There are some Rock stars you are never very surprised to hear have met an early demise - but the loss of the great Gary Moore, who died of a heart attack at the age of 58, in February 2011, came as a complete shock to most in the world of music. Many of the tributes that appeared in news media and on websites around the world concentrated on Gary's various spells with Thin Lizzy - undoubtedly a great band and a huge influence in their own right - but for guitarists, it was his solo career that made Gary Moore one of the modern-day masters.
Born in Belfast, Northern Ireland, in 1952, Gary Moore developed a love of music from his father and made his debut in an Irish showband (as a singer!) at the tender age of six. By the time he was eight, in 1960, he had gravitated to the guitar and was soon learning Hank Marvin and the Shadows licks and a few years later was playing along with George Harrison solos from the Beatles. They were two melodic influences that were to stand him in great stead throughout his career.
But it was the Blues that was to really capture Gary Moore's imagination and he was in the perfect place at the perfect time to hear the three masters who played with John Mayall's Bluesbreakers - Eric Clapton, Peter Green and Mick Taylor. Add in the influence of Jeff Beck, who replaced Clapton in the Yardbirds, and it's clear, Gary Moore attended perhaps the finest guitar university Rock has yet produced.
The importance of those early influences can't be overemphasised. Though Gary achieved his first blast of fame with Thin Lizzy in the late 1970s, and then went on to make a series of successful 1980s heavy metal albums, with which he toured the world, his first love was always the Blues and it will be for his superlative feel and mastery of subtle tone that his playing will be remembered.
For many, the ultimate Gary Moore albums will be 1990's Still Got The Blues (featuring the legends Albert King and Albert Collins), closely followed by his tribute to his mentor, Peter Green, Blues For Greeny, released in 1995. But it's important not to overlook his '80s departure into early shredding and heavy metal.

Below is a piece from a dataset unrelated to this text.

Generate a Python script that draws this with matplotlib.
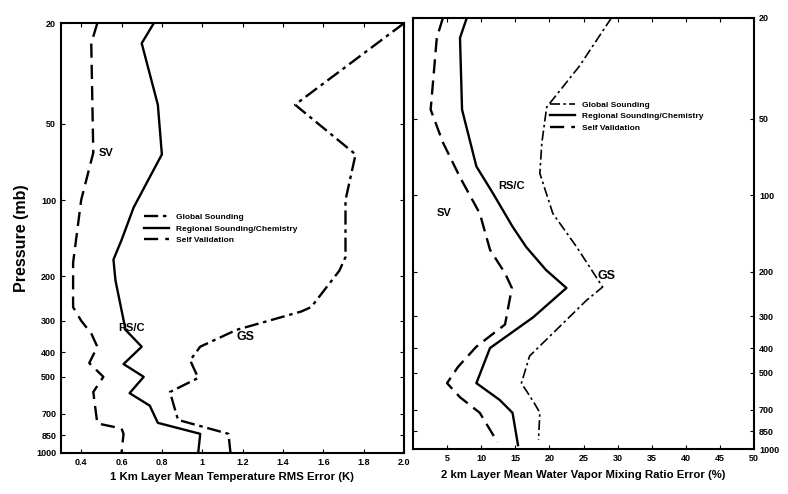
import matplotlib.pyplot as plt
from matplotlib.ticker import FixedLocator, NullLocator

# Temperature RMS error (K) vs pressure (mb)
p_t_sv = [20, 24, 65, 100, 177, 265, 300, 337, 380, 441, 500, 574, 764, 800, 840, 1000]
t_sv = [0.48, 0.45, 0.46, 0.40, 0.36, 0.36, 0.40, 0.45, 0.48, 0.44, 0.51, 0.46, 0.48, 0.60, 0.61, 0.60]

p_t_rsc = [20, 24, 42, 66, 84, 107, 144, 172, 208, 326, 380, 445, 500, 580, 650, 760, 840, 1000]
t_rsc = [0.76, 0.70, 0.78, 0.80, 0.73, 0.66, 0.60, 0.56, 0.57, 0.62, 0.70, 0.61, 0.71, 0.64, 0.74, 0.78, 0.99, 0.98]

p_t_gs = [20, 42, 66, 100, 168, 190, 265, 276, 326, 380, 430, 505, 574, 740, 840, 1000]
t_gs = [2.0, 1.46, 1.76, 1.71, 1.71, 1.68, 1.54, 1.49, 1.17, 0.99, 0.94, 0.98, 0.84, 0.88, 1.13, 1.14]

# Water vapor mixing ratio error (%) vs pressure (mb)
p_w_sv = [20, 24, 46, 62, 85, 118, 164, 203, 232, 323, 395, 475, 550, 625, 720, 940]
w_sv = [4.4, 3.5, 2.6, 4.4, 6.9, 9.8, 11.3, 13.5, 14.5, 13.5, 9.3, 6.6, 5.0, 6.9, 9.8, 12.4]

p_w_rsc = [20, 24, 46, 77, 98, 133, 160, 197, 232, 303, 400, 550, 640, 720, 965]
w_rsc = [7.9, 6.9, 7.2, 9.3, 11.7, 14.6, 16.6, 19.5, 22.5, 17.6, 11.3, 9.3, 12.7, 14.6, 15.4]

p_w_gs = [20, 31, 45, 62, 82, 118, 160, 230, 260, 350, 430, 550, 660, 720, 920]
w_gs = [29.1, 24.4, 19.6, 18.9, 18.6, 20.5, 24.0, 27.8, 25.4, 20.5, 17.1, 15.9, 17.8, 18.6, 18.4]

p_ticks = [20, 50, 100, 200, 300, 400, 500, 700, 850, 1000]
t_ticks = [0.4, 0.6, 0.8, 1, 1.2, 1.4, 1.6, 1.8, 2.0]
t_ticklabels = ["0.4", "0.6", "0.8", "1", "1.2", "1.4", "1.6", "1.8", "2.0"]
w_ticks = [5, 10, 15, 20, 25, 30, 35, 40, 45, 50]

names = ["Global Sounding", "Regional Sounding/Chemistry", "Self Validation"]

plt.rcParams['font.family'] = ['Liberation Sans', 'DejaVu Sans']
plt.rcParams['font.weight'] = 'bold'
plt.rcParams['axes.labelweight'] = 'bold'

GS_STYLE = (0, (6, 2, 1.5, 2))
SV_STYLE = (0, (6, 3))
LW = 1.7

fig = plt.figure(figsize=(7.88, 4.94), dpi=100)
ax1 = fig.add_axes([0.0774, 0.083, 0.4353, 0.870])
ax2 = fig.add_axes([0.524, 0.091, 0.433, 0.873])

# Left panel: temperature
ax1.plot(t_gs, p_t_gs, color='black', lw=LW, ls=GS_STYLE, label=names[0])
ax1.plot(t_rsc, p_t_rsc, color='black', lw=LW, ls='-', label=names[1])
ax1.plot(t_sv, p_t_sv, color='black', lw=LW, ls=SV_STYLE, label=names[2])
ax1.set_yscale('log')
ax1.set_ylim(1000, 20)
ax1.set_xlim(0.3, 2.0)
ax1.yaxis.set_major_locator(FixedLocator(p_ticks))
ax1.set_yticklabels([str(p) for p in p_ticks])
ax1.yaxis.set_minor_locator(NullLocator())
ax1.set_xticks(t_ticks)
ax1.set_xticklabels(t_ticklabels)
ax1.set_xlabel("1 Km Layer Mean Temperature RMS Error (K)", fontsize=8.2, labelpad=4)
ax1.set_ylabel("Pressure (mb)", fontsize=11.5, labelpad=5)
ax1.text(0.485, 65, "SV", fontsize=8, va='center')
ax1.text(0.585, 320, "RS/C", fontsize=8, va='center')
ax1.text(1.17, 348, "GS", fontsize=9, va='center')
ax1.legend(loc='upper left', bbox_to_anchor=(0.22, 0.575), frameon=False,
           fontsize=6, handlelength=3, labelspacing=0.45)

# Right panel: water vapor
ax2.plot(w_gs, p_w_gs, color='black', lw=1.2, ls=GS_STYLE, label=names[0])
ax2.plot(w_rsc, p_w_rsc, color='black', lw=LW, ls='-', label=names[1])
ax2.plot(w_sv, p_w_sv, color='black', lw=LW, ls=SV_STYLE, label=names[2])
ax2.set_yscale('log')
ax2.set_ylim(1000, 20)
ax2.set_xlim(0, 50)
ax2.yaxis.set_major_locator(FixedLocator(p_ticks))
ax2.set_yticklabels([str(p) for p in p_ticks])
ax2.yaxis.set_minor_locator(NullLocator())
ax2.yaxis.tick_right()
ax2.set_xticks(w_ticks)
ax2.set_xlabel("2 km Layer Mean Water Vapor Mixing Ratio Error (%)", fontsize=8.2, labelpad=5)
ax2.text(3.5, 118, "SV", fontsize=8, va='center')
ax2.text(12.5, 92, "RS/C", fontsize=8, va='center')
ax2.text(27, 208, "GS", fontsize=9, va='center')
ax2.legend(loc='upper left', bbox_to_anchor=(0.38, 0.825), frameon=False,
           fontsize=6, handlelength=3, labelspacing=0.45)

for ax in (ax1, ax2):
    ax.tick_params(direction='in', top=True, bottom=True, left=True, right=True,
                   labelsize=6.5, length=3, width=0.8)
    for s in ax.spines.values():
        s.set_linewidth(1.5)
ax2.tick_params(labelleft=False, labelright=True)
ax1.tick_params(labelleft=True, labelright=False)

fig.savefig("out.png", dpi=100)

Gary may have eventually tired of it, but he did pioneering work in this area and influenced many who would follow in his footsteps. Likewise, his forays into almost-Pop, like his immortal hit single (recorded with his great friend, Thin Lizzy's Phil Lynott) Parisienne Walkways - which became his theme song.

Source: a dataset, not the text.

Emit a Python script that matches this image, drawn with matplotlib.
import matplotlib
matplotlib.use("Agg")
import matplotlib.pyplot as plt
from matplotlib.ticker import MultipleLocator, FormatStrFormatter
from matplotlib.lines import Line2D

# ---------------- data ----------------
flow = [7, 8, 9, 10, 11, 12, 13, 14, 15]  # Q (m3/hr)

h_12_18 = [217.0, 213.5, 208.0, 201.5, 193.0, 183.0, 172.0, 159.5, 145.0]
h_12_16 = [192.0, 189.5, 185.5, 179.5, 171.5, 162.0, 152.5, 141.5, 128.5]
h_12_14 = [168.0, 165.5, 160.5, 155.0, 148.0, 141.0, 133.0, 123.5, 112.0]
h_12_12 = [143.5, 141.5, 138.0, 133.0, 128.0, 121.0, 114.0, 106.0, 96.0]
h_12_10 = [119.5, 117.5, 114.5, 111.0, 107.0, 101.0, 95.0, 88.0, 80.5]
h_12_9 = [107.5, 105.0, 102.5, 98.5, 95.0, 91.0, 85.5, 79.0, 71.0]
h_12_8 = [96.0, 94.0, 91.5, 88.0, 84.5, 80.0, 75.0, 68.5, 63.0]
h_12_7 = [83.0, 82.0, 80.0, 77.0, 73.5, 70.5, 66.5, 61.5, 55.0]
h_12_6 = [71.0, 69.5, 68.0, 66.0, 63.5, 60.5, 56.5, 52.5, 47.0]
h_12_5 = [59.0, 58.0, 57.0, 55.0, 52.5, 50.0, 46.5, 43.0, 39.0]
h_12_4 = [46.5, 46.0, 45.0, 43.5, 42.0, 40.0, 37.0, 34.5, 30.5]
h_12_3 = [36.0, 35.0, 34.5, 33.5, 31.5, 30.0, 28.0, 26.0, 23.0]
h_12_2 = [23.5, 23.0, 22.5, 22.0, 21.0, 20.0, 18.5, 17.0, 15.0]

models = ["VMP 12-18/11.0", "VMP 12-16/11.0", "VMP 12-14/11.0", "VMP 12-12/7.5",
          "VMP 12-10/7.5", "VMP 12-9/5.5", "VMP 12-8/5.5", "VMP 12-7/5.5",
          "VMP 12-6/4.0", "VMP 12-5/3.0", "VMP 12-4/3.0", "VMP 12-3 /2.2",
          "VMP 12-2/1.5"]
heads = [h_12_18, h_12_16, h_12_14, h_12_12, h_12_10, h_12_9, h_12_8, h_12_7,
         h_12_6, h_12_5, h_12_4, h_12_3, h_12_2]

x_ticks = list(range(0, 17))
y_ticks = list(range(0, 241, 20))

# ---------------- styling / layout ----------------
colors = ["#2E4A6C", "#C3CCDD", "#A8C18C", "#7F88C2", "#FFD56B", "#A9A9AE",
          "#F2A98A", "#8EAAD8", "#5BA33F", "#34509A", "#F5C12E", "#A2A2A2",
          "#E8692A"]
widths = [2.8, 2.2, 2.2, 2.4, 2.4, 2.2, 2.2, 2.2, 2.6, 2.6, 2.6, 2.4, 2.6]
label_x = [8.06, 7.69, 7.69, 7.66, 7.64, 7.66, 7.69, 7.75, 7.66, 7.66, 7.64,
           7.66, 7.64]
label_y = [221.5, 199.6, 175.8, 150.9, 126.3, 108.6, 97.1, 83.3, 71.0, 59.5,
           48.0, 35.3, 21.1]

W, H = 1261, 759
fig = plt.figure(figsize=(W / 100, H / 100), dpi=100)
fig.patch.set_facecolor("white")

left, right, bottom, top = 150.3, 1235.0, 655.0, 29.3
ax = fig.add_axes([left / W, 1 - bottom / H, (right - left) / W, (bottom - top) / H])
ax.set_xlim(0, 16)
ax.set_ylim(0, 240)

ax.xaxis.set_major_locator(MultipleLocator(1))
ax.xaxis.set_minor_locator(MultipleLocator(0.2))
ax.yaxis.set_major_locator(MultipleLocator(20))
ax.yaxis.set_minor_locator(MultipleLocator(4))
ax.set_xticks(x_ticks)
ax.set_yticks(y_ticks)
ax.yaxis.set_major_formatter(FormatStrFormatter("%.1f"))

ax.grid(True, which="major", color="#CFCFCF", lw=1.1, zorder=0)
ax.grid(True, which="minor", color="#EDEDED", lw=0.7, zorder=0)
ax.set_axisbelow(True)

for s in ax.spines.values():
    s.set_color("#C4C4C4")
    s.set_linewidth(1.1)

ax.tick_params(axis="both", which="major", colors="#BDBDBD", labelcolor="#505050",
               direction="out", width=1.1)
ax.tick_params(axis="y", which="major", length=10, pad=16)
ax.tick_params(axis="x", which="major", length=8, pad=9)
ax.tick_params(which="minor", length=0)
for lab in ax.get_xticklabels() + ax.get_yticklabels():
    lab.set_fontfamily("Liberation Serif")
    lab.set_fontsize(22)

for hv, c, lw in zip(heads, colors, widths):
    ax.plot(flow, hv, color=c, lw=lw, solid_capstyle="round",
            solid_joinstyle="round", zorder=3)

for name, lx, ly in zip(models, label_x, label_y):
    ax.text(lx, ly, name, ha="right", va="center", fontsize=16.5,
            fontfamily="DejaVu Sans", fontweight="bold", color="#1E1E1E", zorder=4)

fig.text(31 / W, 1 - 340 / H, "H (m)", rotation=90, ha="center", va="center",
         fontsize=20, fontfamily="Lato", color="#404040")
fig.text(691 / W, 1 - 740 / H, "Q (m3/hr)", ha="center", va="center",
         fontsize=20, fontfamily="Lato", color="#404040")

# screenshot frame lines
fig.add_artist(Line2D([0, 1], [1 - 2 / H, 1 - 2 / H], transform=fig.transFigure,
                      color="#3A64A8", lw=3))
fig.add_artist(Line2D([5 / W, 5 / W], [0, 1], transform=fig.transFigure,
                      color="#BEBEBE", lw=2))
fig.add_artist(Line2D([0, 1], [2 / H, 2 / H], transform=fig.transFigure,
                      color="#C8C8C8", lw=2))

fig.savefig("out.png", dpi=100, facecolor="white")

Picture Gary Moore and you immediately think of the iconic 1959 Les Paul he bought from Peter Green and a succession of sweet-sounding Marshall valve amps (he ended-up owning almost 100 Marshall amps of various vintages!). But it's also worth remembering that he used a wide range of equipment throughout a hugely varied career - not least during his 1980's Metal phase, when the Gibson was elbowed aside for instruments more suited to that style of playing. In fact, Gary is known to have used guitars from Fender, Ibanez, Charvel, Vigier, PRS, Fernandes, Hamer and more - the man was a serious guitar nut as well as a wonderful player!

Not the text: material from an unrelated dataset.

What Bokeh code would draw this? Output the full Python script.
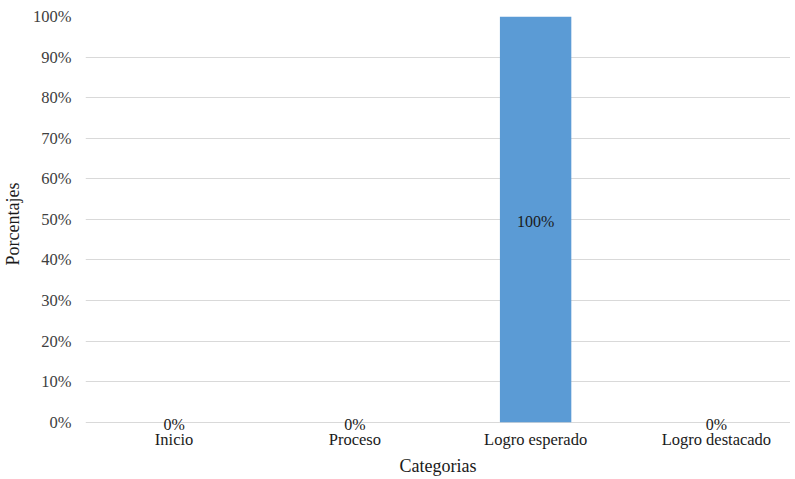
from bokeh.plotting import figure
from bokeh.models import Range1d, FixedTicker, ColumnDataSource, LabelSet
from bokeh.embed import file_html
from bokeh.resources import INLINE

categories = ["Inicio", "Proceso", "Logro esperado", "Logro destacado"]
percentages = [0, 0, 100, 0]
y_ticks = [0, 10, 20, 30, 40, 50, 60, 70, 80, 90, 100]

FONT = "Liberation Serif"
GRID = "#d9d9d9"
BAR = "#5b9bd5"

xs = list(range(len(categories)))
src = ColumnDataSource(dict(
    x=xs,
    top=percentages,
    label_y=[v / 2 for v in percentages],
    label=[f"{v}%" for v in percentages],
))

p = figure(width=790, height=478, output_backend="svg", toolbar_location=None,
           x_range=Range1d(-0.49, 3.41), y_range=Range1d(-2.3, 100),
           min_border_left=79, min_border_right=0, min_border_top=16,
           min_border_bottom=47)
p.outline_line_color = None
p.background_fill_color = "white"

p.vbar(x="x", top="top", bottom=0, width=0.395, source=src, fill_color=BAR,
       line_color=None)
labels = LabelSet(x="x", y="label_y", text="label", source=src,
                  text_align="center", text_baseline="middle", y_offset=-2,
                  text_font=FONT, text_font_size="16px", text_color="#1a1a1a")
p.add_layout(labels)

# y axis
p.yaxis.ticker = FixedTicker(ticks=y_ticks)
p.yaxis.major_label_overrides = {t: f"{t}%" for t in y_ticks}
p.yaxis.axis_line_color = None
p.yaxis.major_tick_line_color = None
p.yaxis.minor_tick_line_color = None
p.yaxis.major_label_text_font = FONT
p.yaxis.major_label_text_font_size = "16.5px"
p.yaxis.major_label_text_color = "#404040"
p.yaxis.major_label_standoff = 8
p.yaxis.axis_label = "Porcentajes"
p.yaxis.axis_label_text_font = FONT
p.yaxis.axis_label_text_font_size = "18px"
p.yaxis.axis_label_text_font_style = "normal"
p.yaxis.axis_label_text_color = "#1a1a1a"
p.yaxis.axis_label_standoff = 7

# x axis
p.xaxis.ticker = FixedTicker(ticks=xs)
p.xaxis.major_label_overrides = {i: c for i, c in zip(xs, categories)}
p.xaxis.axis_line_color = None
p.xaxis.major_tick_line_color = None
p.xaxis.minor_tick_line_color = None
p.xaxis.major_label_text_font = FONT
p.xaxis.major_label_text_font_size = "16.5px"
p.xaxis.major_label_text_color = "#1a1a1a"
p.xaxis.major_label_standoff = -8
p.xaxis.axis_label = "Categorias"
p.xaxis.axis_label_text_font = FONT
p.xaxis.axis_label_text_font_size = "18px"
p.xaxis.axis_label_text_font_style = "normal"
p.xaxis.axis_label_text_color = "#1a1a1a"
p.xaxis.axis_label_standoff = 4

p.xgrid.grid_line_color = None
p.ygrid.grid_line_color = GRID
p.ygrid.grid_line_width = 1

open("out.html", "w").write(file_html(p, INLINE))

In the final analysis, the sound most people will associate with Gary Moore, though, was that timeless mating of a '59 Les Paul, a Marshall Guv'nor pedal and a Marshall JTM 45 amp - the classic Still Got The Blues line-up. Perhaps it was that simple purity of approach that best allowed him to be what he was - one of the great masters of feel and tone: the two qualities that no amount of flashy technique (though Gary had that too) will ever cover the lack of.